Future Efforts and Challenges

According to Yole, at the ECTC, there were also discussions about some introductions involving fan-out packaging methods, while others studied glass substrates. In addition, various interconnect technologies were discussed. Microbumps, TSV, RDL, silicon bridges, and silicon interposers are all experiencing technical improvements.

Yole reiterated that in the past few years, the semiconductor supply chain has been hit by situations such as Covid-19, chip and material shortages. This has caused disruptions in various aspects and has begun to prompt local governments to invest in domestic semiconductor production.At ECTC, they discussed the efforts of the CHIPS Act to introduce advanced packaging to North America. A strong collaboration and partnership between different elements of the domestic supply chain were observed, including design, equipment manufacturers, material and equipment suppliers, R&D institutions, and even OSATs.

In addition to carrying out more advanced packaging R&D activities in the United States, one of the goals is to support the transition from R&D to manufacturing and commercialization, but companies unanimously agree that there is a need for more cleanroom space, which requires infrastructure investment. This also takes time. In the United States, high labor costs, skill shortages, and funding requirements still hinder the development of the domestic supply chain. The same factors apply in Europe.

The heterogenous integration supported by advanced packaging is driven by the fact that the cost and difficulty of producing advanced front-end nodes today are higher. Historically, packaging has been an OSAT business, and they are still very important in this field. However, TSMC and IDMs (such as Samsung and Intel) have proposed advanced backend solutions in the past decade and have used their front-end capabilities to achieve 2.5D or 3D solutions, such as silicon interposers, silicon bridges, and hybrid bonding.

The performance level required by system requirements to meet the growing demands of digitalization, the rise of AI, and networks, 5G, and autonomous driving cannot be met solely by reducing silicon nodes due to the associated costs and yield losses. Therefore, attention is focused on advanced packaging to integrate chips from advanced or mature nodes to reduce system costs.
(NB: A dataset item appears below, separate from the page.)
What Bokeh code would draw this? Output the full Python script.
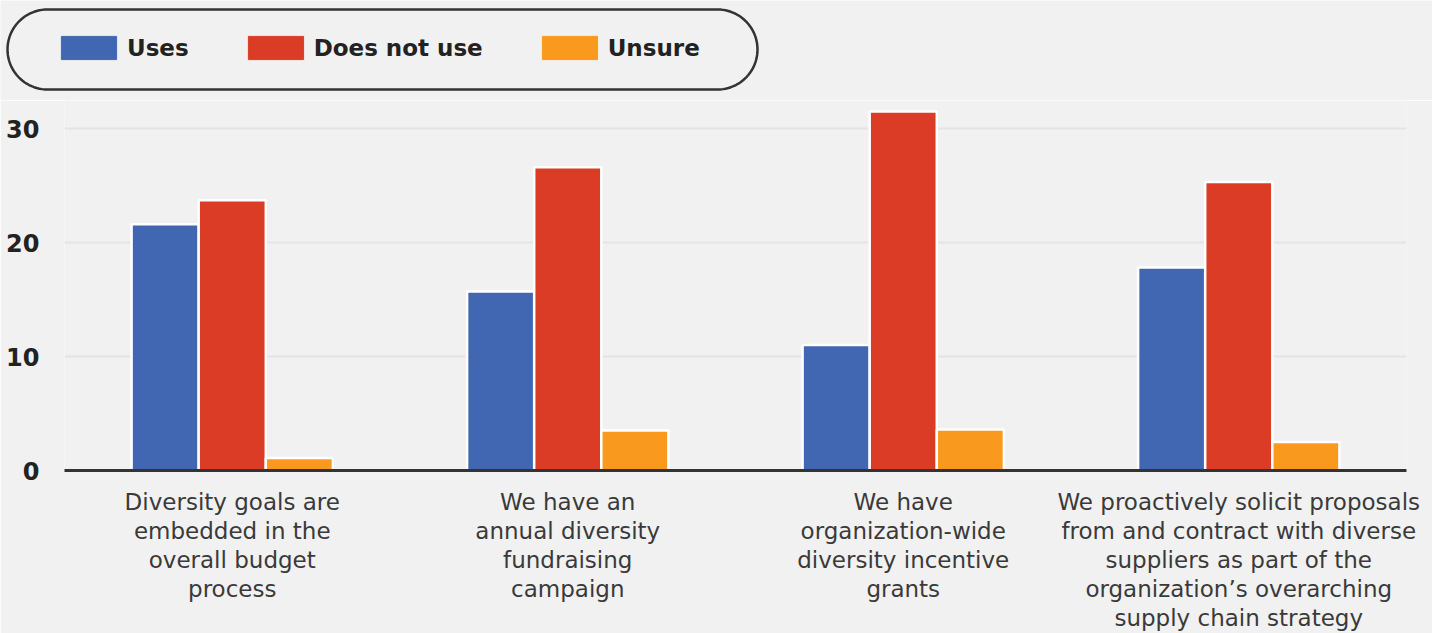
import numpy as np
from bokeh.plotting import figure
from bokeh.models import (ColumnDataSource, FactorRange, Range1d, FixedTicker,
                          Legend, LegendItem)
from bokeh.transform import dodge
from bokeh.embed import file_html
from bokeh.resources import INLINE

# ---- data ----
categories = [
    "Diversity goals are\nembedded in the\noverall budget\nprocess",
    "We have an\nannual diversity\nfundraising\ncampaign",
    "We have\norganization-wide\ndiversity incentive\ngrants",
    "We proactively solicit proposals\nfrom and contract with diverse\nsuppliers as part of the\norganization\u2019s overarching\nsupply chain strategy",
]
series_names = ["Uses", "Does not use", "Unsure"]
uses = [21.6, 15.7, 11.0, 17.8]
does_not_use = [23.7, 26.6, 31.5, 25.3]
unsure = [1.1, 3.5, 3.6, 2.5]
y_ticks = [0, 10, 20, 30]

colors = ["#4267b2", "#db3c26", "#f99a1e"]
BG = "#f1f1f1"
FONT = "DejaVu Sans"
W = 1432
LEG_H = 100
MAIN_H = 533

# ---------------- legend strip ----------------
lf = figure(width=W, height=LEG_H, x_range=Range1d(0, W), y_range=Range1d(0, LEG_H),
            x_axis_type=None, y_axis_type=None, output_backend="svg",
            toolbar_location=None, min_border=0)
lf.background_fill_color = BG
lf.border_fill_color = BG
lf.outline_line_color = None
lf.xgrid.visible = False
lf.ygrid.visible = False

# rounded (stadium) frame around the legend, in pixel units of this strip
bx0, bx1, by0, by1, rad = 7.0, 757.0, LEG_H - 89.0, LEG_H - 9.0, 40.0
t = np.linspace(0, np.pi / 2, 24)
xs, ys = [], []
for cx, cy, a0 in [(bx1 - rad, by1 - rad, 0.0), (bx0 + rad, by1 - rad, np.pi / 2),
                   (bx0 + rad, by0 + rad, np.pi), (bx1 - rad, by0 + rad, 1.5 * np.pi)]:
    xs.extend(cx + rad * np.cos(t + a0))
    ys.extend(cy + rad * np.sin(t + a0))
xs.append(xs[0]); ys.append(ys[0])
lf.line(xs, ys, line_color="#333333", line_width=2.5)

# off-screen placeholder glyphs, only used to draw the legend swatches
dummy = ColumnDataSource(data=dict(x=[-1000], top=[0]))
leg_renderers = [lf.vbar(x="x", top="top", width=1, source=dummy,
                         fill_color=c, line_color=c) for c in colors]
legend = Legend(items=[LegendItem(label=n, renderers=[r])
                       for n, r in zip(series_names, leg_renderers)],
                orientation="horizontal", location=(54, LEG_H - 62),
                glyph_width=69, glyph_height=29, label_standoff=4, spacing=52,
                padding=0, margin=0, label_text_font=FONT,
                label_text_font_style="bold", label_text_font_size="23px",
                label_text_color="#222222", label_height=29,
                border_line_color=None, background_fill_alpha=0)
lf.add_layout(legend, "center")

# ---------------- main chart ----------------
source = ColumnDataSource(data=dict(cat=categories, uses=uses,
                                    dnu=does_not_use, unsure=unsure))

p = figure(x_range=FactorRange(*categories), y_range=Range1d(0, 32.46),
           width=W, height=MAIN_H, output_backend="svg",
           toolbar_location=None, min_border_left=64, min_border_right=26,
           min_border_top=0, min_border_bottom=0)
p.background_fill_color = BG
p.border_fill_color = BG
p.outline_line_color = None

cols = ["uses", "dnu", "unsure"]
offsets = [-0.2, 0.0, 0.2]
for col, off, c in zip(cols, offsets, colors):
    p.vbar(x=dodge("cat", off, range=p.x_range), top=col, width=0.2,
           source=source, fill_color=c, line_color="white", line_width=2.5)

p.yaxis.ticker = FixedTicker(ticks=y_ticks)
p.yaxis.axis_line_color = None
p.yaxis.major_tick_line_color = None
p.yaxis.minor_tick_line_color = None
p.yaxis.major_label_text_font = FONT
p.yaxis.major_label_text_font_style = "bold"
p.yaxis.major_label_text_font_size = "24px"
p.yaxis.major_label_text_color = "#222222"
p.yaxis.major_label_standoff = 19

p.xaxis.axis_line_color = "#333333"
p.xaxis.axis_line_width = 3
p.xaxis.major_tick_line_color = None
p.xaxis.minor_tick_line_color = None
p.xaxis.major_label_text_font = FONT
p.xaxis.major_label_text_font_size = "23px"
p.xaxis.major_label_text_color = "#3a3a3a"
p.xaxis.major_label_text_line_height = 1.12
p.xaxis.major_label_standoff = 12
p.x_range.range_padding = 0

p.xgrid.grid_line_color = None
p.ygrid.grid_line_color = "#e4e4e6"
p.ygrid.grid_line_width = 2

open("out.html", "w").write(file_html([lf, p], INLINE))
Advanced packaging, especially high-end performance packaging, will rely on overcoming challenges in placing multiple dies in the same package, increasing the spacing between dies, interconnect density, and bandwidth. Therefore, the industry is seeking heterogenous integration and hybrid bonding, while also researching new materials with cost-effectiveness and improved performance, as well as new technologies such as CPO, to elevate advanced packaging to a new level to meet the performance requirements of the next generation.